DEI reporting shows actionable data. The dashboard reveals where diversity drops off in your funnel. That's the kind of information that changes hiring behavior, not just satisfies annual reports.

What Does Not Work

Setup punishes small businesses. Getting Lever configured — stages, templates, automations, permissions — takes real time and expertise. New users hit a steep learning curve, and onboarding support varies. If you're planning to go live in a weekend, think again.

Pricing opacity serves Lever, not you. Forcing every prospect through sales before revealing costs is vendor-friendly, customer-hostile. Competitors publish their tiers openly. The opacity makes comparison shopping harder than necessary.

How It Compares

Workable starts around $189 monthly with published pricing. If you want capable ATS functionality without the CRM depth — and prefer not calling a salesperson — Workable is more straightforward. Lever wins on talent pipeline management and automation.

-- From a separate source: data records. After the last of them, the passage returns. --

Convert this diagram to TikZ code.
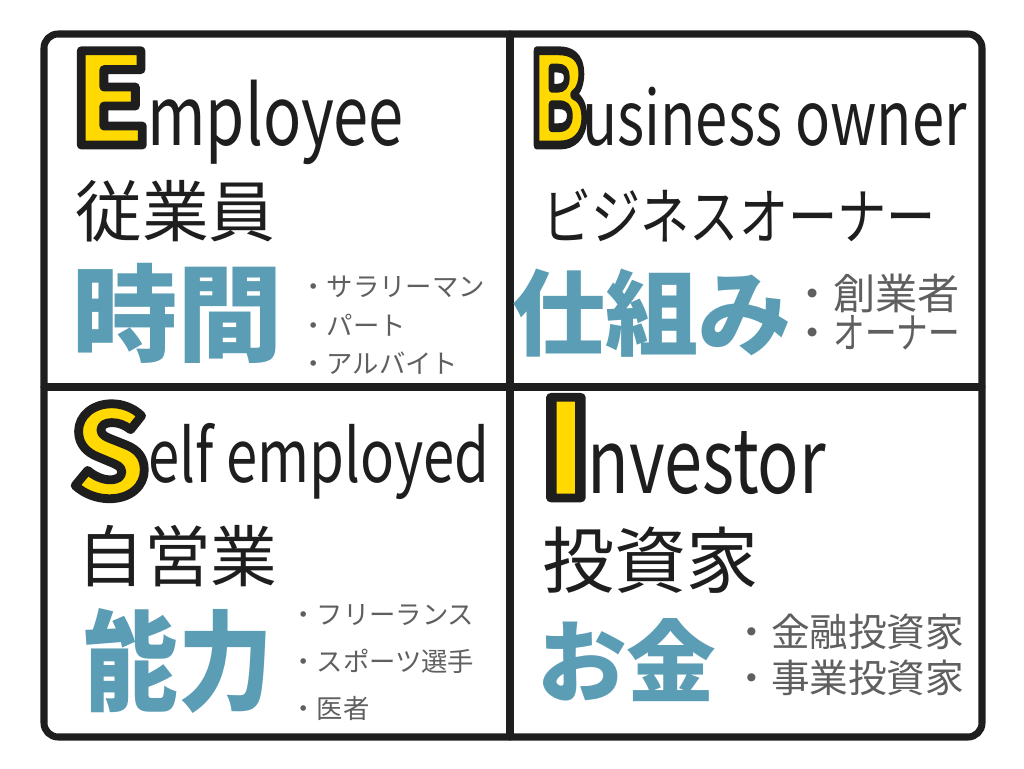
\documentclass[tikz,border=0pt]{standalone}
\usepackage{fontspec}
\setmainfont{Noto Sans CJK JP}
\definecolor{inkblack}{HTML}{1E1E1E}
\definecolor{marker}{HTML}{FFD900}
\definecolor{keyblue}{HTML}{5A9DB4}
\definecolor{notegray}{HTML}{5F5F5F}
% yellow letter with a black rim (fill + stroke text)
\newcommand{\rimmark}[1]{{\color{marker}\special{pdf:literal direct 0.118 0.118 0.118 RG 5 w 1 j 2 Tr}#1\special{pdf:literal direct 0 Tr}}}
\newcommand{\tall}[1]{\scalebox{1}[1.3]{#1}}
\tikzset{
  frame/.style={draw=inkblack,line width=4pt,line join=round,line cap=round},
  capletter/.style={inner sep=0pt,anchor=base west,font=\fontsize{72}{72}\selectfont\bfseries},
  word/.style={inner sep=0pt,anchor=base west,text=inkblack,font=\fontsize{36}{36}\selectfont},
  kanji/.style={inner sep=0pt,anchor=west,text=inkblack,font=\fontsize{38}{38}\selectfont},
  keyword/.style={inner sep=0pt,anchor=west,text=keyblue,font=\fontsize{58}{58}\selectfont\bfseries},
  note/.style={inner sep=0pt,anchor=west,text=notegray,font=\fontsize{15}{15}\selectfont},
  bignote/.style={note,font=\fontsize{22}{22}\selectfont},
}
\begin{document}
\begin{tikzpicture}[x=0.02cm,y=-0.02cm]
\useasboundingbox (0,0) rectangle (1024,768);
\fill[white] (0,0) rectangle (1024,768);
% frame
\draw[frame,rounded corners=8pt] (44,34) rectangle (982,737);
\draw[frame] (510,34) -- (510,737);
\draw[frame] (44,387) -- (982,387);
% Employee
\node[capletter] (Ecap) at (70,145) {\rimmark{E}};
\node[word] (Eword) at (147,145) {\tall{mployee}};
\node[kanji] (Ejp) at (75,211) {従業員};
\node[keyword,font=\fontsize{60}{60}\selectfont\bfseries] (Ekey) at (72,313) {時間};
\node[note] (Enote1) at (300,287) {・サラリーマン};
\node[note] (Enote2) at (300,325) {・パート};
\node[note] (Enote3) at (300,363) {・アルバイト};
% Business owner
\node[capletter] (Bcap) at (529,145) {\scalebox{.66}[1]{\rimmark{B}}};
\node[word,font=\fontsize{33}{33}\selectfont] (Bword) at (582,145) {\tall{usiness owner}};
\node[kanji,font=\fontsize{28}{28}\selectfont] (Bjp) at (542,215) {\scalebox{1}[1.25]{ビジネスオーナー}};
\node[keyword,font=\fontsize{53}{53}\selectfont\bfseries] (Bkey) at (512,313) {仕組み};
\node[bignote,font=\fontsize{24}{24}\selectfont] (Bnote1) at (791,293) {・創業者};
\node[bignote,font=\fontsize{24}{24}\selectfont] (Bnote2) at (791,333) {・\scalebox{.75}[1]{オーナー}};
% Self employed
\node[capletter,font=\fontsize{70}{70}\selectfont\bfseries] (Scap) at (70,497) {\rimmark{S}};
\node[word,font=\fontsize{32}{32}\selectfont] (Sword) at (148,482) {\tall{elf employed}};
\node[kanji] (Sjp) at (77,556) {自営業};
\node[keyword,font=\fontsize{54}{54}\selectfont\bfseries] (Skey) at (83,661) {\scalebox{1}[1.15]{能力}};
\node[note] (Snote1) at (290,615) {・フリーランス};
\node[note] (Snote2) at (290,661) {・スポーツ選手};
\node[note] (Snote3) at (290,708) {・医者};
% Investor
\node[capletter,font=\fontsize{77}{77}\selectfont\bfseries] (Icap) at (537,498) {\scalebox{1.2}[1]{\rimmark{I}}};
\node[word,font=\fontsize{39}{39}\selectfont] (Iword) at (587,493) {\tall{nvestor}};
\node[kanji,font=\fontsize{41}{41}\selectfont] (Ijp) at (542,560) {投資家};
\node[keyword,font=\fontsize{51}{51}\selectfont\bfseries] (Ikey) at (537,660) {お金};
\node[bignote] (Inote1) at (732,632) {・金融投資家};
\node[bignote] (Inote2) at (732,678) {・事業投資家};
\end{tikzpicture}
\end{document}
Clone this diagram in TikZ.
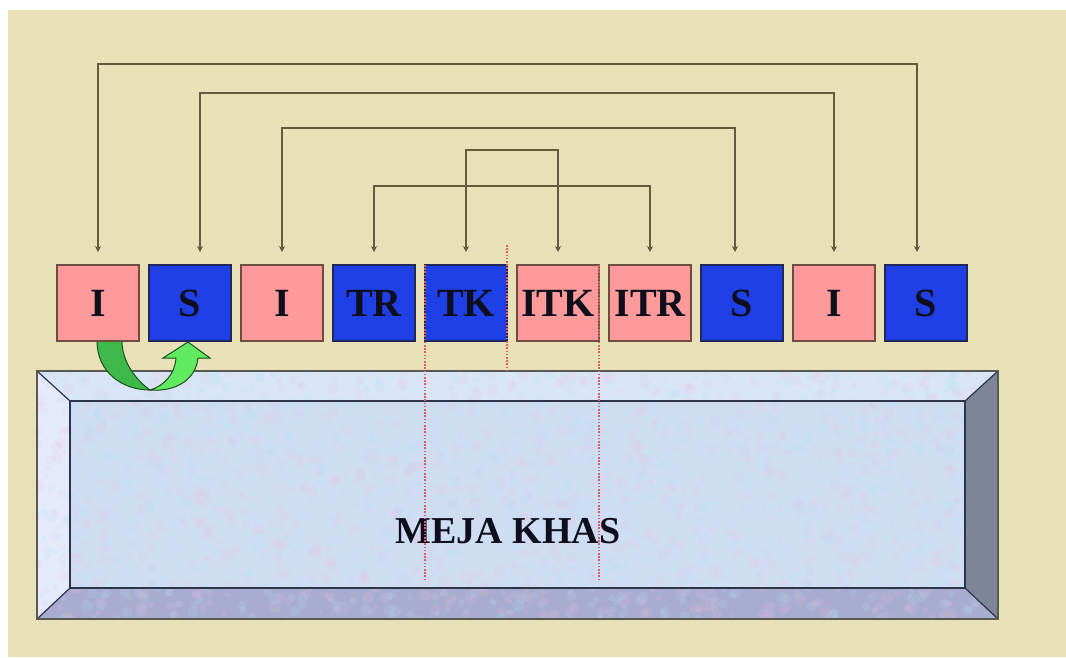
\documentclass[tikz,border=0pt]{standalone}
\usepackage{fontspec}
\setmainfont{Liberation Serif}
\usepackage{tikz}
\usetikzlibrary{arrows.meta}

\definecolor{paper}{RGB}{232,224,183}
\definecolor{boxpink}{RGB}{255,154,154}
\definecolor{boxblue}{RGB}{30,64,230}
\definecolor{pinkedge}{RGB}{110,78,66}
\definecolor{blueedge}{RGB}{32,40,92}
\definecolor{boxtext}{RGB}{14,14,28}
\definecolor{linkcol}{RGB}{100,90,60}
\definecolor{cutred}{RGB}{224,92,100}
\definecolor{face}{RGB}{206,221,242}
\definecolor{topface}{RGB}{216,229,246}
\definecolor{leftface}{RGB}{228,234,250}
\definecolor{rightface}{RGB}{124,134,152}
\definecolor{bottomface}{RGB}{168,172,206}
\definecolor{outeredge}{RGB}{88,88,80}
\definecolor{inneredge}{RGB}{44,52,74}
\definecolor{mottlepink}{RGB}{236,192,228}
\definecolor{mottleblue}{RGB}{184,226,246}
\definecolor{turndark}{RGB}{62,184,72}
\definecolor{turnlight}{RGB}{96,234,98}
\definecolor{turnedge}{RGB}{26,80,26}

\begin{document}
\begin{tikzpicture}[x=1pt,y=-1pt,
    box/.style={line width=2pt, minimum width=82pt, minimum height=76pt,
      inner sep=0pt, text=boxtext, font=\fontsize{40}{40}\selectfont\bfseries},
    pinkbox/.style={box, draw=pinkedge, fill=boxpink},
    bluebox/.style={box, draw=blueedge, fill=boxblue},
    link/.style={draw=linkcol, line width=2.4pt,
      {Stealth[length=6pt,width=6pt]}-{Stealth[length=6pt,width=6pt]},
      shorten <=12pt, shorten >=12pt},
    cut/.style={draw=cutred, line width=2pt, dash pattern=on 1.6pt off 1.6pt}]
        \useasboundingbox (0,0) rectangle (1066,657);
        \fill[paper] (8,10) rectangle (1066,657);
        % table
        \fill[topface] (37,371) -- (998,371) -- (965,401) -- (70,401) -- cycle;
        \fill[leftface] (37,371) -- (70,401) -- (70,588) -- (37,619) -- cycle;
        \fill[rightface] (998,371) -- (998,619) -- (965,588) -- (965,401) -- cycle;
        \fill[bottomface] (37,619) -- (70,588) -- (965,588) -- (998,619) -- cycle;
        \fill[face] (70,401) rectangle (965,588);
        \begin{scope}
            \clip (37,371) -- (998,371) -- (965,401) -- (965,588) -- (998,619) -- (37,619) -- cycle;
            \pgfmathsetseed{17}
            \foreach \i in {1,...,900}{
                \pgfmathsetmacro{\px}{37+961*rnd}
                \pgfmathsetmacro{\py}{371+248*rnd}
                \pgfmathsetmacro{\pr}{2+4*rnd}
                \fill[mottlepink, opacity=0.16] (\px,\py) circle (\pr pt);
            }
            \foreach \i in {1,...,900}{
                \pgfmathsetmacro{\px}{37+961*rnd}
                \pgfmathsetmacro{\py}{371+248*rnd}
                \pgfmathsetmacro{\pr}{2+4*rnd}
                \fill[mottleblue, opacity=0.16] (\px,\py) circle (\pr pt);
            }
        \end{scope}
        \draw[inneredge, line width=1.5pt] (70,401) rectangle (965,588);
        \draw[inneredge, line width=1.2pt] (37,371) -- (70,401) (998,371) -- (965,401)
            (37,619) -- (70,588) (998,619) -- (965,588);
        \draw[outeredge, line width=2.5pt] (37,371) rectangle (998,619);
        \node (meja) at (508,531) {\fontsize{38}{38}\selectfont\bfseries\color{boxtext}MEJA KHAS};
        % turn arrow
        \filldraw[fill=turndark, draw=turnedge, line width=1pt]
            (97,341) .. controls (97,372) and (122,390) .. (150,390)
            .. controls (136,380) and (122,362) .. (122,341) -- cycle;
        \filldraw[fill=turnlight, draw=turnedge, line width=1pt]
            (150,390) .. controls (164,386) and (175,374) .. (176,358)
            -- (163,358) -- (188,342) -- (210,358) -- (198,358)
            .. controls (196,378) and (178,392) .. (150,390) -- cycle;
        % boxes
        \node[pinkbox] (b1) at (98,303) {I};
        \node[bluebox] (b2) at (190,303) {S};
        \node[pinkbox] (b3) at (282,303) {I};
        \node[bluebox] (b4) at (374,303) {TR};
        \node[bluebox] (b5) at (466,303) {TK};
        \node[pinkbox] (b6) at (558,303) {ITK};
        \node[pinkbox] (b7) at (650,303) {ITR};
        \node[bluebox] (b8) at (742,303) {S};
        \node[pinkbox] (b9) at (834,303) {I};
        \node[bluebox] (b10) at (926,303) {S};
        % links
        \draw[link] (b1.north) -- (b1.north |- 0,64) -| ([xshift=-9pt]b10.north);
        \draw[link] ([xshift=10pt]b2.north) -- ([xshift=10pt]b2.north |- 0,93) -| (b9.north);
        \draw[link] (b3.north) -- (b3.north |- 0,128) -| ([xshift=-7pt]b8.north);
        \draw[link] (b5.north) -- (b5.north |- 0,150) -| (b6.north);
        \draw[link] (b4.north) -- (b4.north |- 0,186) -| (b7.north);
        % cuts
        \draw[cut] (425,265) -- (425,580);
        \draw[cut] (507,245) -- (507,370);
        \draw[cut] (599,265) -- (599,580);
    \end{tikzpicture}
\end{document}
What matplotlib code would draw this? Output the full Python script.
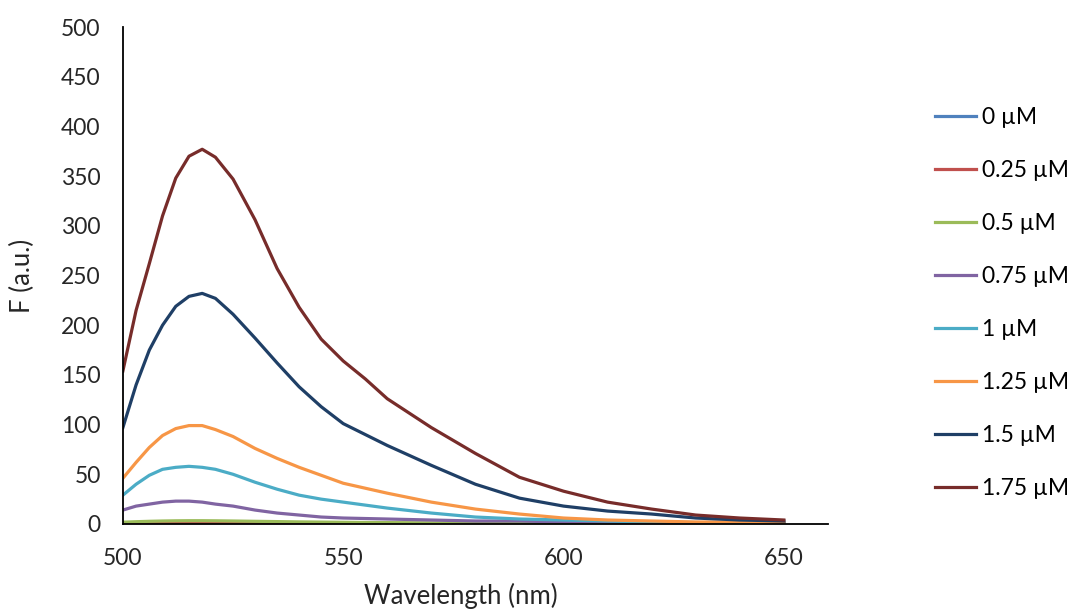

Greenhouse is Lever's closest competitor at this level. Greenhouse has stronger structured interview tools; Lever's CRM runs deeper. If candidate nurturing matters to your business, choose Lever. If interview consistency and scorecards matter more, start with Greenhouse.

The Verdict

Use Lever if you're a tech company or scaling business with 20+ employees and dedicated recruiting capacity. The ATS-CRM combination solves real problems, automation delivers measurable time savings, and DEI analytics beat most alternatives in this range.

Use Workable instead if you're a small team hiring occasionally or lack dedicated HR capacity. You'll get 80% of the functionality at lower cost with less overhead. Lever rewards operational maturity — it doesn't create it.

Lever works brilliantly for businesses ready for it, and frustrates everyone else.

Common Questions

Does Lever work for very small businesses?

No. Below 15 employees, or without dedicated hiring management, the sophistication becomes overhead rather than advantage. Very small businesses should try Workable or Breezy HR instead.

Is Lever worth the price?

For regular hiring, yes. More than six to eight hires yearly, the time saved typically covers subscription cost. For occasional hiring, the math doesn't work.

Can I try Lever before buying?

No free trial or self-serve signup. You must go through sales demo for access. Factor in that time cost when comparing tools.

How does Lever handle job postings?

Lever posts to major job boards from within the platform. All applications funnel into one place regardless of source, and it works reliably.